Why the Chicago teachers strike matters in November

As originally published at TheHill.com.

Events have overtaken the news appeal of the Chicago teachers union strike as the public’s attention has rightfully moved on to Libya, Egypt and even perhaps the Federal Reserve’s QE3 announcement.

However, the Chicago public employee strike has the potential to be as damaging to Obama’s election campaign as anything else on the news horizon.

To understand the Obama problem, you don’t have to go very far back in time — only a few short months.

Public employee unions, including the teachers, were all in against Wisconsin Gov. Scott Walker (R). Their very livelihoods and existence as they knew it were threatened by legislation he pushed through the State Legislature that put the worker, not the union, in the driver’s seat of whether they were getting value from the compulsory membership organization.

However, it wasn’t so much that the public employee unions spent millions and lost the Wisconsin recall, it was the silence by their chosen president, who attended fundraisers in adjacent states but failed to make a critical final appearance when the unions needed it most.

This Obama characteristic of leaving his allies out to dry only to posture on it later was also played out in North Carolina where the president canceled an engagement on that state’s primary election day, rather than answer how he stood on the gay-marriage initiative that was on the ballot.

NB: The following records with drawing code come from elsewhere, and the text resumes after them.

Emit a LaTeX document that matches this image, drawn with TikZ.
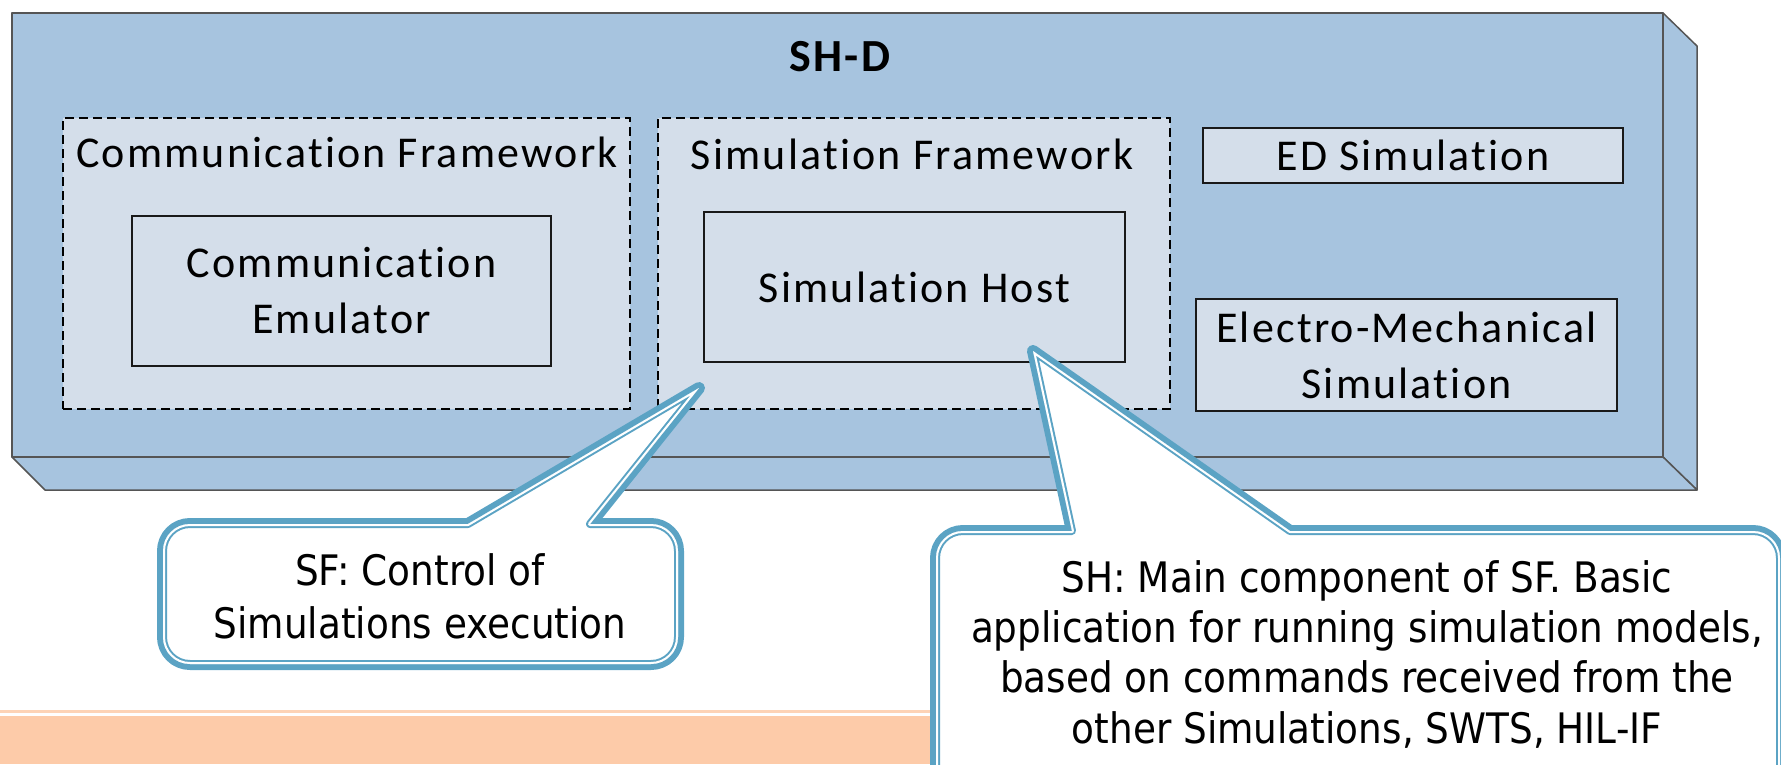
\documentclass[tikz,border=0pt]{standalone}
\usepackage{fontspec}
\setmainfont{Carlito}
\newfontfamily\boxfont[LetterSpace=5, Ligatures=NoCommon]{Carlito}
\newfontfamily\calloutfont[FakeStretch=0.89]{DejaVu Sans}

\definecolor{boxblue}{HTML}{A7C4DF}
\definecolor{paleblue}{HTML}{D4DEEA}
\definecolor{edgegray}{HTML}{555555}
\definecolor{callblue}{HTML}{5BA3C4}
\definecolor{bandorange}{HTML}{FDCBA9}

\tikzset{
  face/.style={fill=boxblue, draw=edgegray, line width=1.5, line join=round},
  frame/.style={draw=black, fill=paleblue, dash pattern=on 9 off 5, line width=1.3, inner sep=0},
  unit/.style={draw=black!90, fill=paleblue, line width=1.5, inner sep=0, align=center,
    font=\boxfont\fontsize{44}{56}\selectfont},
  title/.style={font=\boxfont\fontsize{44}{52}\selectfont, anchor=base, inner sep=0},
  note/.style={align=center, inner sep=0, anchor=base},
}

% outline of the two speech bubbles (inner edge of the thick rim)
\def\sfbubble{(163,551) .. controls (163,536) and (175,524) .. (190,524)
  -- (468,524) -- (699,388) -- (590,524)
  -- (651,524) .. controls (666,524) and (678,536) .. (678,551)
  -- (678,637) .. controls (678,652) and (666,664) .. (651,664)
  -- (190,664) .. controls (175,664) and (163,652) .. (163,637) -- cycle}
\def\shbubble{(936,558) .. controls (936,543) and (948,531) .. (963,531)
  -- (1072,531) -- (1033,351) -- (1290,531)
  -- (1753,531) .. controls (1768,531) and (1780,543) .. (1780,558)
  -- (1780,830) -- (936,830) -- cycle}

\begin{document}
\begin{tikzpicture}[x=1pt, y=-1pt]
\useasboundingbox (0,0) rectangle (1781,764);
\clip (0,0) rectangle (1781,764);

% slide footer band
\fill[bandorange] (0,716) rectangle (1781,764);
\draw[bandorange!85, line width=2.5] (0,711.5) -- (1781,711.5);

% SH-D block drawn as a raised slab
\draw[face] (1663,13) -- (1697,46) -- (1697,490) -- (1663,457) -- cycle;
\draw[face] (12,457) -- (1663,457) -- (1697,490) -- (45,490) -- cycle;
\node[face, minimum width=1651, minimum height=444, inner sep=0] (shd) at (837.5,235) {};
\node[font=\boxfont\bfseries\fontsize{46}{52}\selectfont, anchor=base, inner sep=0] (shdtitle) at (840,71) {SH-D};

% frameworks
\node[frame, minimum width=567, minimum height=291] (cf) at (346.5,263.5) {};
\node[title] (cftitle) at (347,167) {Communication Framework};
\node[frame, minimum width=512, minimum height=291] (sf) at (914,263.5) {};
\node[title] (sftitle) at (912,169) {Simulation Framework};

% components
\node[unit, minimum width=419, minimum height=150] (ce) at (341.5,291) {Communication\\Emulator};
\node[unit, minimum width=421, minimum height=150] (sh) at (914.5,287) {Simulation Host};
\node[unit, minimum width=420, minimum height=55] (ed) at (1413,155.5) {ED Simulation};
\node[unit, minimum width=421, minimum height=112] (em) at (1406.5,355) {Electro-Mechanical\\Simulation};

% speech bubbles: thick outer rim, white gap, thin inner rim
\foreach \bubble in {\sfbubble,\shbubble}{
  \draw[callblue, line width=12, line join=round] \bubble;
  \fill[white] \bubble;
  \begin{scope}
    \clip \bubble;
    \draw[callblue, line width=8, line join=round] \bubble;
    \draw[white, line width=4, line join=round] \bubble;
  \end{scope}
}
\coordinate (sftip) at (699,388);
\coordinate (shtip) at (1033,351);

% bubble texts, placed by the baseline of their last line
\node[note, font=\calloutfont\fontsize{42}{53}\selectfont] (sfnote) at (420,638)
  {SF: Control of\\Simulations execution};
\node[note, font=\calloutfont\fontsize{42}{50.3}\selectfont] (shnote) at (1367,743)
  {SH: Main component of SF. Basic\\application for running simulation models,\\based on commands received from the\\other Simulations, SWTS, HIL-IF};
\end{tikzpicture}
\end{document}
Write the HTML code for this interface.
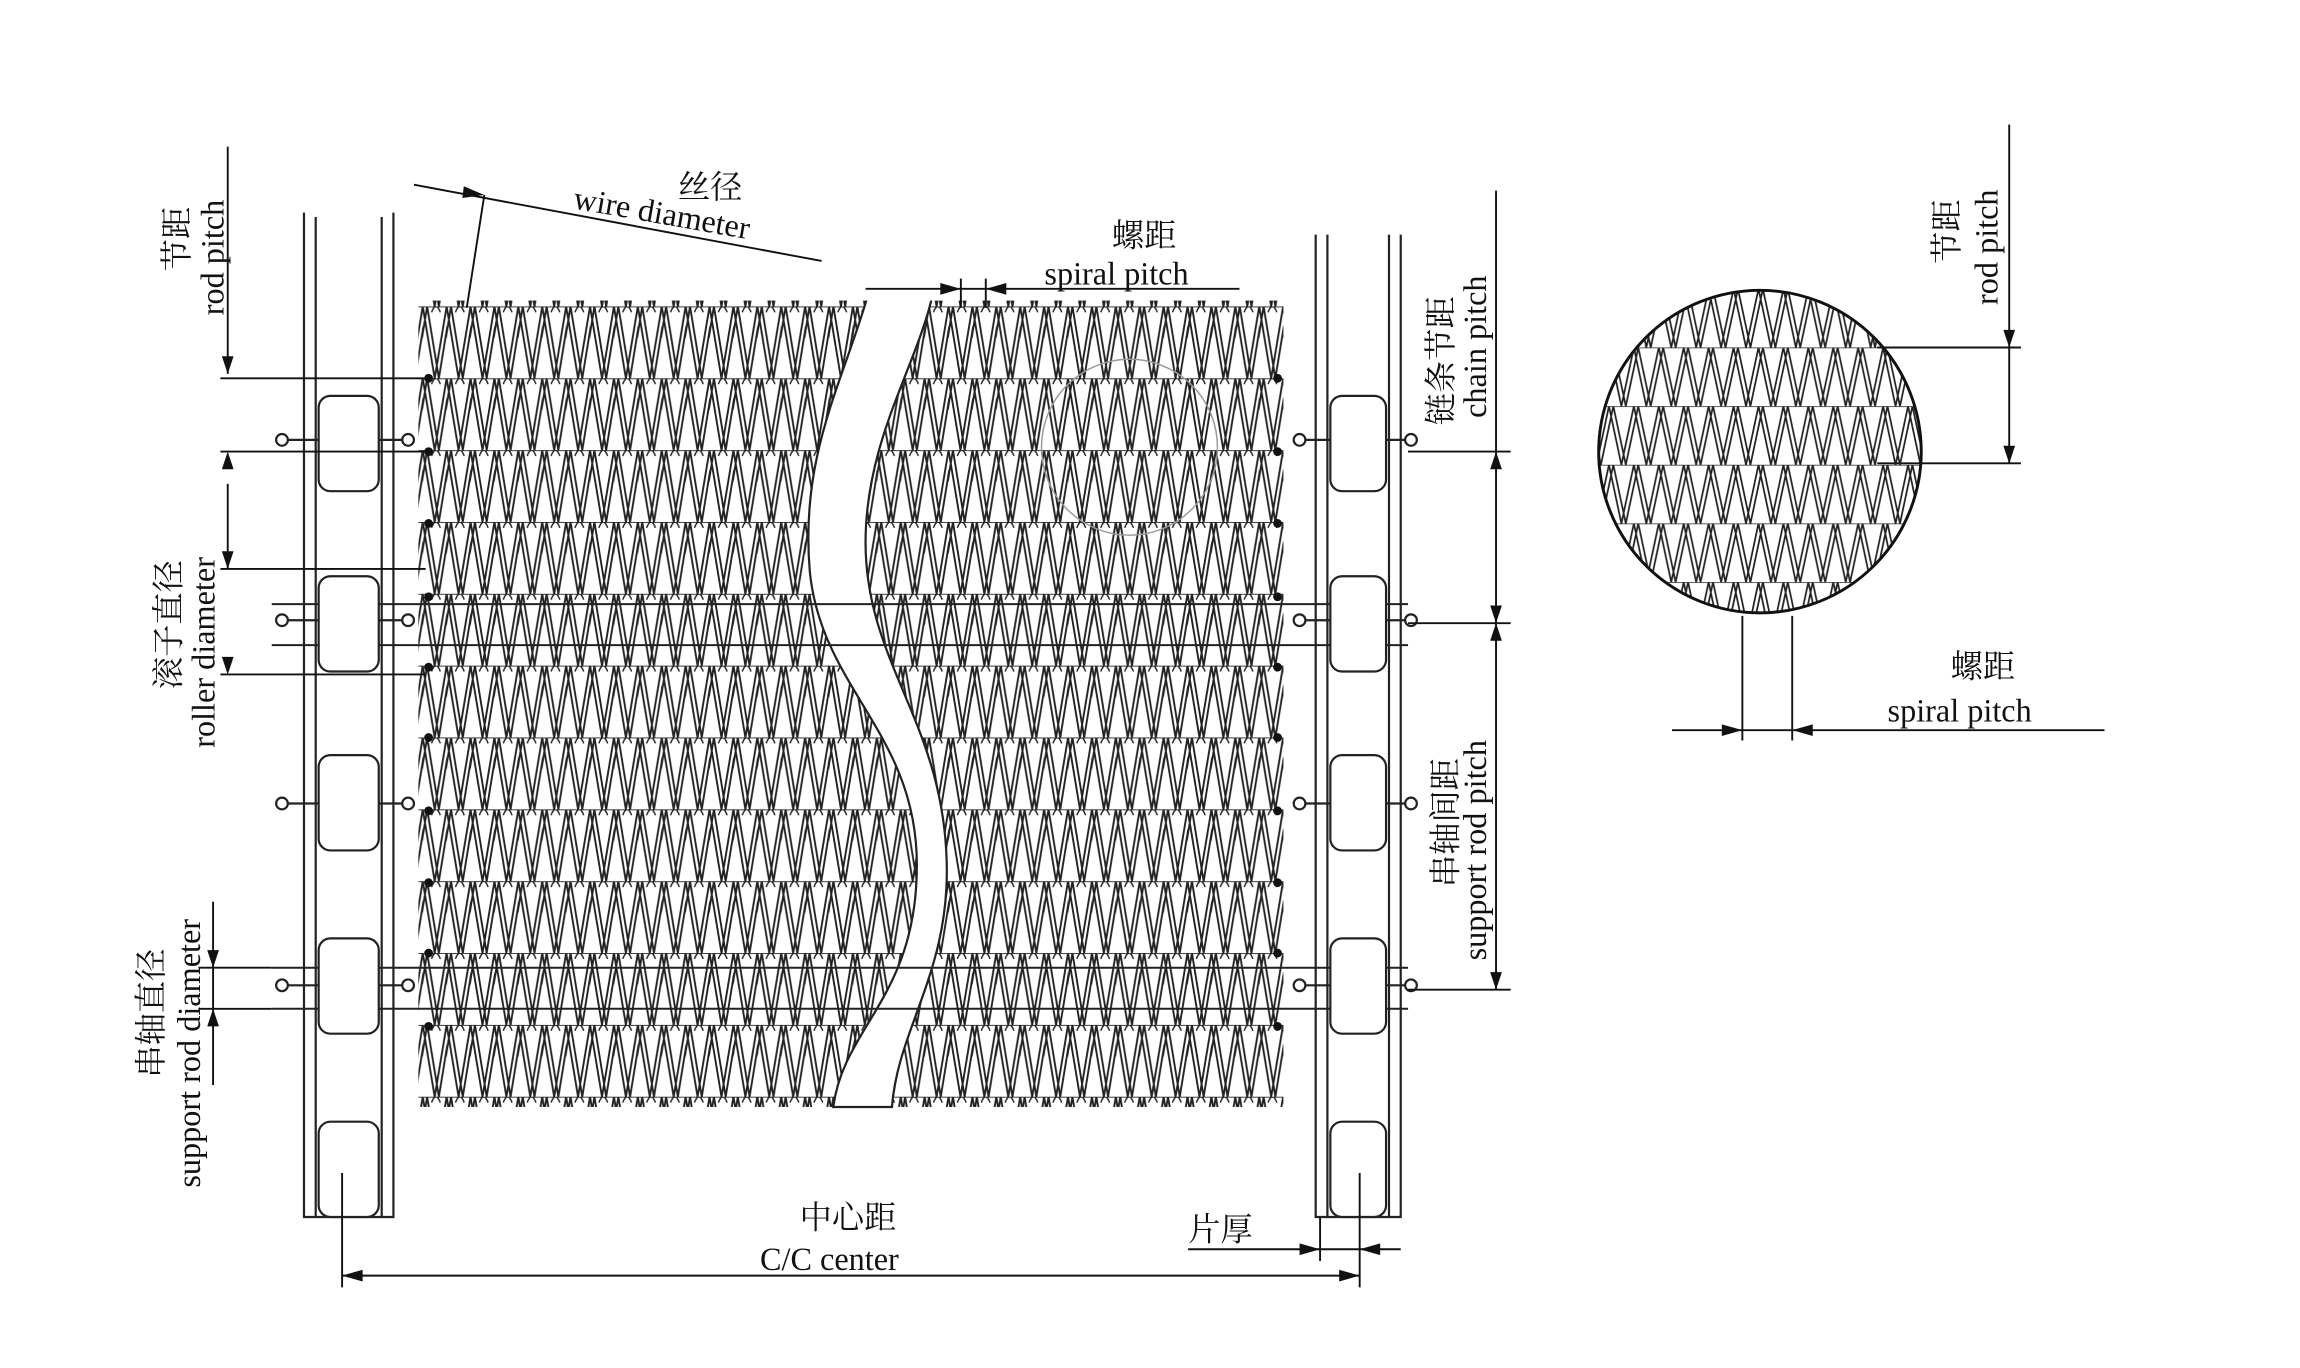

The very next day, after his backers in the gay and lesbian community had been badly defeated, Obama made his “bold” announcement supporting homosexual marriage.

The announcement was just 24 hours too late to provide help to his allies in the swing state of North Carolina.

Obama’s silence on the Chicago teachers union strike is eerily similar in that the president appears to be leaving his friends and backers in the lurch during a time of need.

However, the situation this time is different. The president needs every public employee union right now to pull behind his reelection. An ironic task, given that he has run as far from them as he can get when they are politically too hot for him to handle.

One wonders how enthusiastic these unions will be for another four years of being used as props for political purposes while being shunned when they are in need.

Perhaps this explains the dearth of enthusiasm for Obama on the campaign trail. His supporters have seen his self-serving acts up close and personal already, and just can’t get that lovin’ feeling again as a result.